Larry, picking up the 'jilted father' vibe from Caulder's mad speech, calls Niles' "Dad" stopping him in his tracks. But it is clear that Chief is mad. At first he embraces the Negative Man, then threatens to destroy him, swinging from love to hate and back in seconds. It's funny but this is probably the closest we have seen of the 'real' Chief even if he is insane. All the things we are seeing have been in him even if buried beneath his brusque facade. I think he does love the team as children even if he does send them on suicide missions routinely.

But he is insane.

He feels emotionally abandoned by the team (remember we have seen him watching films of the team talking about how they have begun to hate the chief). He feels he is the groups savior ... their god. In a great panel (I should have posted it), he yells that he created the Patrol in his image (God complex) but the panel shows the scarred visage of Rita. Is that the Chief's self-image? A damaged ugly freak? I love it when words and art mesh in comics.

Finally, the Chief picks up Cliff's head to have a final quarrel. It is hear that we see how the Kryptonian's trauma has effected the Chief. He begins saying how he lost his world and couldn't bear to lose his last friends. Some of his feelings are the Chief's ... but some are this unnamed Kryptonian soldier's.

Luckily, the Chief built in a fail-safe device in Millicent to take himself down if he should ever lose control. With Cliff so close, his optics emit the shut down code, rendering the Chief comatose. It is a bit deus ex machina ... but how interesting that the Chief was self-aware enough to know he might need to be removed some day.

Like Vril Dox, the Chief is a wonderfully layered and not very likable character that I love reading about.
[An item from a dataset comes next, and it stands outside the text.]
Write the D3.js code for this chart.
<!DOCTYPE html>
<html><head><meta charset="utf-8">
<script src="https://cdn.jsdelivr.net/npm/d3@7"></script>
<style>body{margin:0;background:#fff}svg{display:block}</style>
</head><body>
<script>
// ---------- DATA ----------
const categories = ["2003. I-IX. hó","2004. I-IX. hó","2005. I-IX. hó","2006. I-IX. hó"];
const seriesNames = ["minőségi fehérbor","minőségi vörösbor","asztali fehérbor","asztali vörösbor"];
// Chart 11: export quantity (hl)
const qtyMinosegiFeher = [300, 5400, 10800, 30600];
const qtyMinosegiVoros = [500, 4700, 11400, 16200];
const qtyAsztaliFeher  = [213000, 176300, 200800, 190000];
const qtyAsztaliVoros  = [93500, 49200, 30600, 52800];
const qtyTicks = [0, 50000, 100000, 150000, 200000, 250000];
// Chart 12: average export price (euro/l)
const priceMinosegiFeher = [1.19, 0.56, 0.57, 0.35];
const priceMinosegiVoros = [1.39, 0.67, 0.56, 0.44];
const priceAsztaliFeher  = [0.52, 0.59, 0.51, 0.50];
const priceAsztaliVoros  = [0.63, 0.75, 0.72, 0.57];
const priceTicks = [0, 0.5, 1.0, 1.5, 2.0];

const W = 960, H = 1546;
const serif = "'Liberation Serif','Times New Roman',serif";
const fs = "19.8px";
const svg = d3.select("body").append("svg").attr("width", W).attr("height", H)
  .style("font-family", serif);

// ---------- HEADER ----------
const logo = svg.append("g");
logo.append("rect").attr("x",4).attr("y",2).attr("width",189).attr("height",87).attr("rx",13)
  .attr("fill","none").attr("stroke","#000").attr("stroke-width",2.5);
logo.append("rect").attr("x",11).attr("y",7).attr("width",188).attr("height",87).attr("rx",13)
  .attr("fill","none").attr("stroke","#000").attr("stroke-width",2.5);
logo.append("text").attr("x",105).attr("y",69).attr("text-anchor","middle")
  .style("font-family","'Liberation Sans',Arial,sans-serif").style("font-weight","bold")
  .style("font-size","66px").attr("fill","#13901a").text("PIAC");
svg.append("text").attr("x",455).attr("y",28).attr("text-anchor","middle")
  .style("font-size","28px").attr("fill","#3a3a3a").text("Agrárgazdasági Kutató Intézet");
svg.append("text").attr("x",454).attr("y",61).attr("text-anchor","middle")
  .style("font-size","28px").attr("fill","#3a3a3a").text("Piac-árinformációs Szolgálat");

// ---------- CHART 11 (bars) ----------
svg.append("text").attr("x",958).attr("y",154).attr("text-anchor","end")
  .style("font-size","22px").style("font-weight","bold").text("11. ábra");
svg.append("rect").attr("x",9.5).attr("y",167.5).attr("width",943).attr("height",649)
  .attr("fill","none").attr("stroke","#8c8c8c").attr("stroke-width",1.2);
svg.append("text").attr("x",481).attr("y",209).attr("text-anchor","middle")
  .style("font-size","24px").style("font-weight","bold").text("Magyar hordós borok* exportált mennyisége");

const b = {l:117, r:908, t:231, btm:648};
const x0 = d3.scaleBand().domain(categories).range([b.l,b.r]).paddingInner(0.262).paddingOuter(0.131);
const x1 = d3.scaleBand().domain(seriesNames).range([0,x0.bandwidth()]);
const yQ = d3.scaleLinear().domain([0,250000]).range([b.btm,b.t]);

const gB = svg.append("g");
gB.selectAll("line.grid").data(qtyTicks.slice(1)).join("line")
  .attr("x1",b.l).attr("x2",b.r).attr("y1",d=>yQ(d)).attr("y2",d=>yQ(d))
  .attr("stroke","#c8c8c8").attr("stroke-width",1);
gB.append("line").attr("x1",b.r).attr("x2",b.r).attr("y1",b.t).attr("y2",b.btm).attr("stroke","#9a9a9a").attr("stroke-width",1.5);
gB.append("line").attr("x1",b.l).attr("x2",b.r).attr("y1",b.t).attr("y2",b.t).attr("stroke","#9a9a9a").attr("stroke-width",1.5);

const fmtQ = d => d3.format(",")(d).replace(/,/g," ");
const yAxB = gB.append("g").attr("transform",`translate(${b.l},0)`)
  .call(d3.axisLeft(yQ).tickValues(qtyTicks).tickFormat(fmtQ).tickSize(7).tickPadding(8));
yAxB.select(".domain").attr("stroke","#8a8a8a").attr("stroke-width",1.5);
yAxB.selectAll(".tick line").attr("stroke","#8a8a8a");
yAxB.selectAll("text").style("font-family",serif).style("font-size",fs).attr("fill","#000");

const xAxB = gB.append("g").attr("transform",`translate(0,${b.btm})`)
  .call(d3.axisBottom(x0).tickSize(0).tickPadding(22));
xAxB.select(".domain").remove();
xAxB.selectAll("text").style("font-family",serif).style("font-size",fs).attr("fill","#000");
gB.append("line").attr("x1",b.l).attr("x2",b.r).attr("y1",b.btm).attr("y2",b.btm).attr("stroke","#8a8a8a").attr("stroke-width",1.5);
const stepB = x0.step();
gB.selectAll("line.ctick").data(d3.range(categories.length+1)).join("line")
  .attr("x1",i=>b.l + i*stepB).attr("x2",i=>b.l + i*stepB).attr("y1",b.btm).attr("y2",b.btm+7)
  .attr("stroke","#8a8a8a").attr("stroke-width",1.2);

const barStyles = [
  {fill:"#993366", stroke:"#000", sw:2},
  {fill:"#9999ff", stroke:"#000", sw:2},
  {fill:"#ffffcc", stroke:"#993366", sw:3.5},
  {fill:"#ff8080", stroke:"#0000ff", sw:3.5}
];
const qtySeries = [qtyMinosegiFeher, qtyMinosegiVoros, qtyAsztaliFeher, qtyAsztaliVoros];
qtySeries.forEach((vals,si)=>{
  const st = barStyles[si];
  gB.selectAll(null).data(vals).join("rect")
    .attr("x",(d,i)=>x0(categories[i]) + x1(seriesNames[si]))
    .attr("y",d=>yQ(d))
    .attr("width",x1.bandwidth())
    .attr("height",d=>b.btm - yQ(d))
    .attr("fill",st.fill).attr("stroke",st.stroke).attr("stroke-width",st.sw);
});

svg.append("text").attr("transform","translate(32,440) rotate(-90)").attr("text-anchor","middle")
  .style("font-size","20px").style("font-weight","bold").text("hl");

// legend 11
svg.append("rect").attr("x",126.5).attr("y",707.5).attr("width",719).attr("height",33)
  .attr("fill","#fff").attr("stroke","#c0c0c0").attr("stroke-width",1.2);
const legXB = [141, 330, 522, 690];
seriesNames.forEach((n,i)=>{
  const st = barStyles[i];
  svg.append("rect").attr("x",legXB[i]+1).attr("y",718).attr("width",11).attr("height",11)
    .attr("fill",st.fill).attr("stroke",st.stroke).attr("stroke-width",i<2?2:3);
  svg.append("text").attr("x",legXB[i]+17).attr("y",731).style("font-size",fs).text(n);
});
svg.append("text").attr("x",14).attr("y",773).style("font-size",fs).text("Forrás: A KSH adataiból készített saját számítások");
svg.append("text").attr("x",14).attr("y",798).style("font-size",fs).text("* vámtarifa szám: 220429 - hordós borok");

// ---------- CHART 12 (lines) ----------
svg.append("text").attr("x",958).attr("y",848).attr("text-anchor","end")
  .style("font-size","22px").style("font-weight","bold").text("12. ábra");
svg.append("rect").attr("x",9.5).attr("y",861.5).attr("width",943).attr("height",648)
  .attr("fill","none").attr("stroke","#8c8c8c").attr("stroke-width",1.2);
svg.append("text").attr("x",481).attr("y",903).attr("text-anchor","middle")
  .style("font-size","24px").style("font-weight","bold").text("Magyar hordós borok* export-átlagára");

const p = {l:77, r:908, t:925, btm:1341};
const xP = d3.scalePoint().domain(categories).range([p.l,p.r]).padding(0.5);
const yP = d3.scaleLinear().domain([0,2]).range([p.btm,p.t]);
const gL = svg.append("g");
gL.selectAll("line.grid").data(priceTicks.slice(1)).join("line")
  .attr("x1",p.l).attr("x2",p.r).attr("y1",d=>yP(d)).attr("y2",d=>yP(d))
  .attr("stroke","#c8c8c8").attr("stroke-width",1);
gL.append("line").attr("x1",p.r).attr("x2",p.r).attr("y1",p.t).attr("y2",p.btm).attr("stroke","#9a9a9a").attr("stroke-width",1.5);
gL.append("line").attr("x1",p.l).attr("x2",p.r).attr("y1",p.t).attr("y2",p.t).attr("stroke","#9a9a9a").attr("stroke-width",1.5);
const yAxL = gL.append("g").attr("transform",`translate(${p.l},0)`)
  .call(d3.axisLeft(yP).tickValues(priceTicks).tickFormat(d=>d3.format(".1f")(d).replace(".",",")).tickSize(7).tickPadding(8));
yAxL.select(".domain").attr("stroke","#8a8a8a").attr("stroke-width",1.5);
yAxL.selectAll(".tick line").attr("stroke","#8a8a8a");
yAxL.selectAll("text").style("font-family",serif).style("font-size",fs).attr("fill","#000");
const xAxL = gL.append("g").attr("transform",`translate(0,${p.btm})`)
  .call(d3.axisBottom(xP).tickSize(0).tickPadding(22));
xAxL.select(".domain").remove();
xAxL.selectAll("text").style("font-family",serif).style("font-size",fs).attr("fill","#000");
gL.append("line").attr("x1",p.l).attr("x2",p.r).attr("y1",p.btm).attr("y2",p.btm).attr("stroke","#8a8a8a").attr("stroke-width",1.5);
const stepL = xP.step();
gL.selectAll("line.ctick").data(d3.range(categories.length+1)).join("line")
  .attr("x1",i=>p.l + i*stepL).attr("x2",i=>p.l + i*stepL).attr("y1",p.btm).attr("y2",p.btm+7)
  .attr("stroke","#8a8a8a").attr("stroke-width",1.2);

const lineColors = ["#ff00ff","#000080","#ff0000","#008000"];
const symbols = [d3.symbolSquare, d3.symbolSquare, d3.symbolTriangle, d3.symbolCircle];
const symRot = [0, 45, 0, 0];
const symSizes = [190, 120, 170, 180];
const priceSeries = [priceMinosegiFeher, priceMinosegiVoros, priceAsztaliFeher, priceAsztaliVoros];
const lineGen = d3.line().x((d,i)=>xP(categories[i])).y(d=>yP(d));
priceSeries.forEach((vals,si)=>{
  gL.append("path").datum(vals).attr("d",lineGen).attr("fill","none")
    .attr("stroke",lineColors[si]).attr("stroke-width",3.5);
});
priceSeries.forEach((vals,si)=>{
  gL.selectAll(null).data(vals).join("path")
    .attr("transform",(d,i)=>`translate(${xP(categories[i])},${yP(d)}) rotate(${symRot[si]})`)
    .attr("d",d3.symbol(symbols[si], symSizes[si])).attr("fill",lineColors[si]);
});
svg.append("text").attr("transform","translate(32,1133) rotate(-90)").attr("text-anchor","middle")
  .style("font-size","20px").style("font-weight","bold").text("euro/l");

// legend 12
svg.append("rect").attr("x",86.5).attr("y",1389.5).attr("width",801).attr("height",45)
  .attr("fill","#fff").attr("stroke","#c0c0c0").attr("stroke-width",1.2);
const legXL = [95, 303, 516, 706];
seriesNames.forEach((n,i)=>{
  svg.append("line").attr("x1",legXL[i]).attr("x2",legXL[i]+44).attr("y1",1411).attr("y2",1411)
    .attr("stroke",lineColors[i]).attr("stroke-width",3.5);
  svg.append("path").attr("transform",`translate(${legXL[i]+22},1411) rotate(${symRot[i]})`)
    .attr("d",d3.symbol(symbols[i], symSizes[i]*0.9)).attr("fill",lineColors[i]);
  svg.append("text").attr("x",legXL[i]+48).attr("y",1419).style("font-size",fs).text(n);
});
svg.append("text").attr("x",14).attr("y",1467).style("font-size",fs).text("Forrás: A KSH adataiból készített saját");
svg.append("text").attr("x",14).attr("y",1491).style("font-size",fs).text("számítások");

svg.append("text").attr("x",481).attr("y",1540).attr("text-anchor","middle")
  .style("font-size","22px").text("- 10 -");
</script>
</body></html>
He must be fun to write.



Despite all of what has transpired, the Doom Patrol actually defends the Chief, arguing that his madness was more from the Kryptonian influence rather than from within.
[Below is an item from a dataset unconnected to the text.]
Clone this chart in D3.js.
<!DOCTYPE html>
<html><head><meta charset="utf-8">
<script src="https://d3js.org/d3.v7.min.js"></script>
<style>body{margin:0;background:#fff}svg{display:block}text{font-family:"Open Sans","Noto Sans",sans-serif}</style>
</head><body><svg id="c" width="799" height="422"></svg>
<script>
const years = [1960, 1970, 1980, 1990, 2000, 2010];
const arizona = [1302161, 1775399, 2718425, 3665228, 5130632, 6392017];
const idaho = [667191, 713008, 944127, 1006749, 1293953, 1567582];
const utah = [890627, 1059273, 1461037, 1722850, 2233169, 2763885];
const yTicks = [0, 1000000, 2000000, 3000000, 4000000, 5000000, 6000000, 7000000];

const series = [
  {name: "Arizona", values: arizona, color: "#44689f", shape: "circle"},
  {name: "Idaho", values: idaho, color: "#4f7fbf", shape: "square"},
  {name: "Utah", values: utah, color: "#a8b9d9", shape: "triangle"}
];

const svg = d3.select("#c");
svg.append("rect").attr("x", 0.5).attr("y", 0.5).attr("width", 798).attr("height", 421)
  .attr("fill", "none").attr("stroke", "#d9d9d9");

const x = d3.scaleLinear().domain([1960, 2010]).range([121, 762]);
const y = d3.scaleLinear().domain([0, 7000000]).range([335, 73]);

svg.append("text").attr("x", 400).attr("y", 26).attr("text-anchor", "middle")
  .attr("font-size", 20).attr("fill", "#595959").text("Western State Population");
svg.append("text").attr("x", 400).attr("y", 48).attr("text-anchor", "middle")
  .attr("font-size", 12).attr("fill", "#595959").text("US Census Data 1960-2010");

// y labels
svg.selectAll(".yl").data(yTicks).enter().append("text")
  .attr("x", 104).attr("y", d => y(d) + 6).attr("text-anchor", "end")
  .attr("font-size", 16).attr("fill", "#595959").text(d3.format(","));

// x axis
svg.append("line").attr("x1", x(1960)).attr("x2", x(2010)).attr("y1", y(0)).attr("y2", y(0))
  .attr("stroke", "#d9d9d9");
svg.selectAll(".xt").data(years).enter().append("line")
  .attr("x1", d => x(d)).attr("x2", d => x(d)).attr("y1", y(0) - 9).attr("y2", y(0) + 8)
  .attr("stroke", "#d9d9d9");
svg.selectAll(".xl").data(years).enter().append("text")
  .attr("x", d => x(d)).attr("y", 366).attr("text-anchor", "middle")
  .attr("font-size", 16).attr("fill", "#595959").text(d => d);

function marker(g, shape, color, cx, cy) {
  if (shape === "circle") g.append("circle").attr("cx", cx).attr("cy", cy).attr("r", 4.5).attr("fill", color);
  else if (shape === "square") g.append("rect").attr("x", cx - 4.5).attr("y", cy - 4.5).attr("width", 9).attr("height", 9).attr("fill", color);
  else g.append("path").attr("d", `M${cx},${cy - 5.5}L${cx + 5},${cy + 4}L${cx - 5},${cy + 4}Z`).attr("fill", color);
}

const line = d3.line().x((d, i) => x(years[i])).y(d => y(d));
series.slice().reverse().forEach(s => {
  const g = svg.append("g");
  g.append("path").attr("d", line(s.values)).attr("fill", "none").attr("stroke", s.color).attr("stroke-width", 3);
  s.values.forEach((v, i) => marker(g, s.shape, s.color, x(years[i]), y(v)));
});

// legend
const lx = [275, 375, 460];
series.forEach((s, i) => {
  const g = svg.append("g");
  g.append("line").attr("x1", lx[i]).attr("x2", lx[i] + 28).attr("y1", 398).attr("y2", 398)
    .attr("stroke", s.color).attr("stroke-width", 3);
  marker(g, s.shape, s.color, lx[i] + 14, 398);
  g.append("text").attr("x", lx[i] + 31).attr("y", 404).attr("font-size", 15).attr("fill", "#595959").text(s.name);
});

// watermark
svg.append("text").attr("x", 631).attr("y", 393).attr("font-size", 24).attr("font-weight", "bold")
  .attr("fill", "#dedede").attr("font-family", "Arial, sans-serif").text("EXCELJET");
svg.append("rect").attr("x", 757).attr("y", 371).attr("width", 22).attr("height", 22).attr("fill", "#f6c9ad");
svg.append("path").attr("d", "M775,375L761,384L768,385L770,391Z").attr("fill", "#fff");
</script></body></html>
Really? Man, there is a whiff of Stockholm Syndrome here ... willing to go to bat for this man who has done so much damage to them. Yes, the Kryptonian definitely had an effect but there was definitely some Caulder in this episode.



But there is one last wonderful twist here. As Caulder's catatonic body is pushed into cold storage, we get to read some of his journal entries. He realizes that the Patrol has begun to hate him, even wondering if he was responsible for their personal disasters (a wink at Morrison's run). 

To stop the Patrol from wallowing in self-loathing, he has been stoking the fire of their hating him. A common enemy would make the team stronger. So ... was all of this ... the weapons, the understated 'fight', the 'shut-down switch' ... just a ruse to help unite his 'children'? Or was their Kryptonian madness? Or was their real madness? Or some melange of all of it? Who can say ... but it sure is fun to think about.

I have said it before and I'll say it again. I thought Grant Morrison made it impossible for me to like any other version of the Doom Patrol but his. Kudos to Keith Giffen for letting me read and enjoy new stories of these characters I love so much. If only DC will keep the title afloat.

I think Matthew Clark and Ron Randall do a good job tag-teaming the art in this issue (as they do each issue). I wonder if it would be possible to have each do alternating complete issues. I'd like to see that.

Overall grade: B+

2 comments:

Craig M said...

Hi, I realize this is completely off topic, but I was wondering if anyone out there could tell me how I could get a copy of "Comic Book Guy" #1, cover 4, the "Crisis" #7 homage? I've looked on eBay and a couple of comic book stores online, but I can't find it anywhere.

Also, I was wondering if someone could tell me what episode of "Fringe" showed "COIE" #7 on the wall. (BTW, it is sooo cool that in the Fringe Universe it was Superman who died, not Kara. :)!!! )

TalOs said...

Anj - Im leaning more to the Chief having always just been one evil, twisted, and psychotic genius all along yet it wasnt till he 'bonded' (shall we say) to an innocent Kryptonian that we really got to see what we always knew deep down about him.